=== Data provided ===
══════════
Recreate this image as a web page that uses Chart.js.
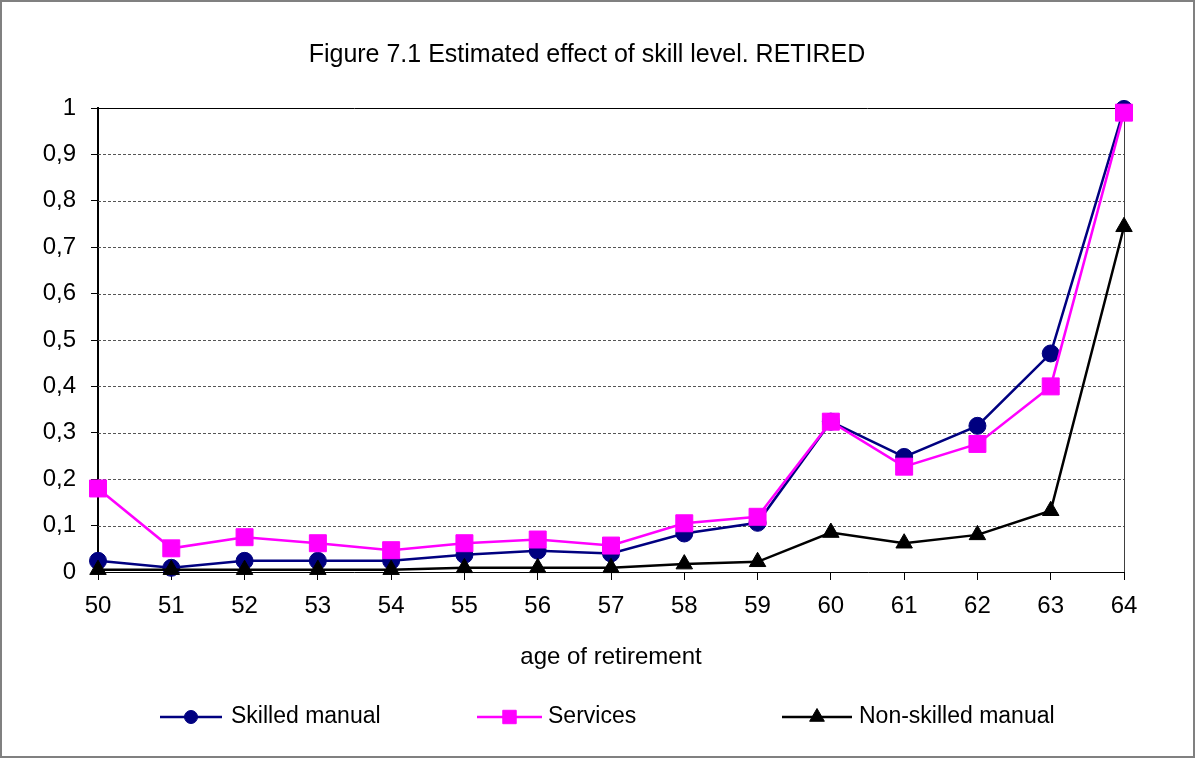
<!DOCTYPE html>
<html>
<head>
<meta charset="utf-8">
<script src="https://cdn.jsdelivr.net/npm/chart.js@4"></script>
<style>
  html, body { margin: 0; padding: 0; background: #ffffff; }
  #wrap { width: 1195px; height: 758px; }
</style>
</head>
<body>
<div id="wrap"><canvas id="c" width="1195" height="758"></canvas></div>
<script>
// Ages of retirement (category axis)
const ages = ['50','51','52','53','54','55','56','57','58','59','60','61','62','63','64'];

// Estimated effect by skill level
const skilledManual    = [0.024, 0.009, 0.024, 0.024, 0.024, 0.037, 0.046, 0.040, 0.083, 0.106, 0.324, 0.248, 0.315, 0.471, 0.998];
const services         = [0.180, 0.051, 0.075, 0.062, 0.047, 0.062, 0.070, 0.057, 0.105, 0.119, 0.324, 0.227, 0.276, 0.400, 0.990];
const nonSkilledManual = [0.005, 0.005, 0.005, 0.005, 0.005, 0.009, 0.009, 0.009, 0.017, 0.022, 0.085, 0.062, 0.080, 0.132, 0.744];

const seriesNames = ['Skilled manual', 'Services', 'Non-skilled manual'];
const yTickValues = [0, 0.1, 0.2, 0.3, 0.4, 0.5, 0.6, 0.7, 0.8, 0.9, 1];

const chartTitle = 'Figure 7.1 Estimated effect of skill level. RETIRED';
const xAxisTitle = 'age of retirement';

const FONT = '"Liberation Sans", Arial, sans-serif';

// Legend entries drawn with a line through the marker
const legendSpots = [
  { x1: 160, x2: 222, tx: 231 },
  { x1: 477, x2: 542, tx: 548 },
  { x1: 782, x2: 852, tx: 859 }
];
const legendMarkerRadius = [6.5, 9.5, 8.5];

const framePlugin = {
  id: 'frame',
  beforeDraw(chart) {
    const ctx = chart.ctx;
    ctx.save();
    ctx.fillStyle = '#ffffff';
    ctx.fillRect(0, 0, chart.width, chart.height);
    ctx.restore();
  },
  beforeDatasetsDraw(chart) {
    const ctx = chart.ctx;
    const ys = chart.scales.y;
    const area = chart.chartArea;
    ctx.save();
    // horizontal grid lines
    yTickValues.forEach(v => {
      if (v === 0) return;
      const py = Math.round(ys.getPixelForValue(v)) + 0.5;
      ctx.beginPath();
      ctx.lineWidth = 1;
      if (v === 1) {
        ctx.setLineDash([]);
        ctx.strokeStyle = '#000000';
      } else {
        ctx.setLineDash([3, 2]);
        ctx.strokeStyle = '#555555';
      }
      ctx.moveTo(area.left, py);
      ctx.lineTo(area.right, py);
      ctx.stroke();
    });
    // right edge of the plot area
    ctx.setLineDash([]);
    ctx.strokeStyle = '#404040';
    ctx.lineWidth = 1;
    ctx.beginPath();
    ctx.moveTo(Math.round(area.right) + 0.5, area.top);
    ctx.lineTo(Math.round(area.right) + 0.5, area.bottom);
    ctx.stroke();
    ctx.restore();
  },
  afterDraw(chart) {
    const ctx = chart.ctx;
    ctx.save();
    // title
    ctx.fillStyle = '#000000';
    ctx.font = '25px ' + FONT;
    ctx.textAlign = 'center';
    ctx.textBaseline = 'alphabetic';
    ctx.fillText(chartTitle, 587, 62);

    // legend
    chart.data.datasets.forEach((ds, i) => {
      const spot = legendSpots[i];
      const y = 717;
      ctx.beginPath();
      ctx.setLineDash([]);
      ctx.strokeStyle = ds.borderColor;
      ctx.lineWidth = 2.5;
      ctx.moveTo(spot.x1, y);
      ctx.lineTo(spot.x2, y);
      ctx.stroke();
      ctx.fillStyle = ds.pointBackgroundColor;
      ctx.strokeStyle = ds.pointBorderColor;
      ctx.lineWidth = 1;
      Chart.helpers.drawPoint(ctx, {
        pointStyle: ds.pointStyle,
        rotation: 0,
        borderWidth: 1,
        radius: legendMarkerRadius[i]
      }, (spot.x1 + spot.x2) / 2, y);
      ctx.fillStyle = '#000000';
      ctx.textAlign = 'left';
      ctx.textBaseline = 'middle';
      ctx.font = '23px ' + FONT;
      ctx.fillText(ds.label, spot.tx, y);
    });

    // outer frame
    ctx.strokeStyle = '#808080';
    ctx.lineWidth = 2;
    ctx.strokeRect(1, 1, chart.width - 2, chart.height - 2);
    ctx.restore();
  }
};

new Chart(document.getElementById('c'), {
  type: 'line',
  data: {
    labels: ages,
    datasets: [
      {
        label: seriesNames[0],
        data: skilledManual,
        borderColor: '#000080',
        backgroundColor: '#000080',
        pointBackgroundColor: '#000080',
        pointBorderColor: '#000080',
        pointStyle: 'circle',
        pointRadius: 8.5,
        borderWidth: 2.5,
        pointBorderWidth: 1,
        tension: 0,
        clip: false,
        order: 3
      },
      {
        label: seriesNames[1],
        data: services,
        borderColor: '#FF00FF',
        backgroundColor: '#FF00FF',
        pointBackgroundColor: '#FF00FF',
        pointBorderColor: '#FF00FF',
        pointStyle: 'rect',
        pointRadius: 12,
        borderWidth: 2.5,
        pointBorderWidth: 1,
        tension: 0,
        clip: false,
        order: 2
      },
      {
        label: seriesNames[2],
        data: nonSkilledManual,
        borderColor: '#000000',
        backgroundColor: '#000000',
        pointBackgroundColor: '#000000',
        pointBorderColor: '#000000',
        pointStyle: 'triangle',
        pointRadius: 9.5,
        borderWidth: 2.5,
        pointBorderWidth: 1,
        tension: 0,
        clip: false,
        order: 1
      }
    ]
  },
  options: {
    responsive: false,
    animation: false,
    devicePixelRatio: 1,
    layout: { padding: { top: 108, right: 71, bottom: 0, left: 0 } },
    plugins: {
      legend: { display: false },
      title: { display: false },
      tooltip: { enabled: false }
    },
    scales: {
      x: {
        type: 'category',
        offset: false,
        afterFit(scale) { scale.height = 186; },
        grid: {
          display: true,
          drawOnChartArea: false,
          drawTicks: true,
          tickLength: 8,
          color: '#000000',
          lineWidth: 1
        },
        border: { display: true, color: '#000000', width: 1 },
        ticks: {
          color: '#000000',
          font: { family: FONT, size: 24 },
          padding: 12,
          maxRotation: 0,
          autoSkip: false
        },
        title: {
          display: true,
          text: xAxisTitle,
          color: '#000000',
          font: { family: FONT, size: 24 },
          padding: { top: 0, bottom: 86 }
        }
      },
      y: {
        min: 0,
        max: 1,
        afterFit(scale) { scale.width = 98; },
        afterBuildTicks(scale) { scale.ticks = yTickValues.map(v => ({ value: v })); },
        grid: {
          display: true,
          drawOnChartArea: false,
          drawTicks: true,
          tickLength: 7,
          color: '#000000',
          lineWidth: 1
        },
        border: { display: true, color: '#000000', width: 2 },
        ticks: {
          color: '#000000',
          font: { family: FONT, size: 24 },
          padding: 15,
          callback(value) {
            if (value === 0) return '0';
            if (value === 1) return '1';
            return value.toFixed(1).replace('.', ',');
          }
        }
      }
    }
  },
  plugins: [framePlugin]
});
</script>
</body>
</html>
══════════
=== Prompt ===
Leave the pictures out and please restate exactly the lines running from the start of the material through the one with "const legendMarkerRadius = [6.5, 9.5, 8.5];".

=== Finished answer ===
Recreate this image as a web page that uses Chart.js.
<!DOCTYPE html>
<html>
<head>
<meta charset="utf-8">
<script src="https://cdn.jsdelivr.net/npm/chart.js@4"></script>
<style>
  html, body { margin: 0; padding: 0; background: #ffffff; }
  #wrap { width: 1195px; height: 758px; }
</style>
</head>
<body>
<div id="wrap"><canvas id="c" width="1195" height="758"></canvas></div>
<script>
// Ages of retirement (category axis)
const ages = ['50','51','52','53','54','55','56','57','58','59','60','61','62','63','64'];

// Estimated effect by skill level
const skilledManual    = [0.024, 0.009, 0.024, 0.024, 0.024, 0.037, 0.046, 0.040, 0.083, 0.106, 0.324, 0.248, 0.315, 0.471, 0.998];
const services         = [0.180, 0.051, 0.075, 0.062, 0.047, 0.062, 0.070, 0.057, 0.105, 0.119, 0.324, 0.227, 0.276, 0.400, 0.990];
const nonSkilledManual = [0.005, 0.005, 0.005, 0.005, 0.005, 0.009, 0.009, 0.009, 0.017, 0.022, 0.085, 0.062, 0.080, 0.132, 0.744];

const seriesNames = ['Skilled manual', 'Services', 'Non-skilled manual'];
const yTickValues = [0, 0.1, 0.2, 0.3, 0.4, 0.5, 0.6, 0.7, 0.8, 0.9, 1];

const chartTitle = 'Figure 7.1 Estimated effect of skill level. RETIRED';
const xAxisTitle = 'age of retirement';

const FONT = '"Liberation Sans", Arial, sans-serif';

// Legend entries drawn with a line through the marker
const legendSpots = [
  { x1: 160, x2: 222, tx: 231 },
  { x1: 477, x2: 542, tx: 548 },
  { x1: 782, x2: 852, tx: 859 }
];
const legendMarkerRadius = [6.5, 9.5, 8.5];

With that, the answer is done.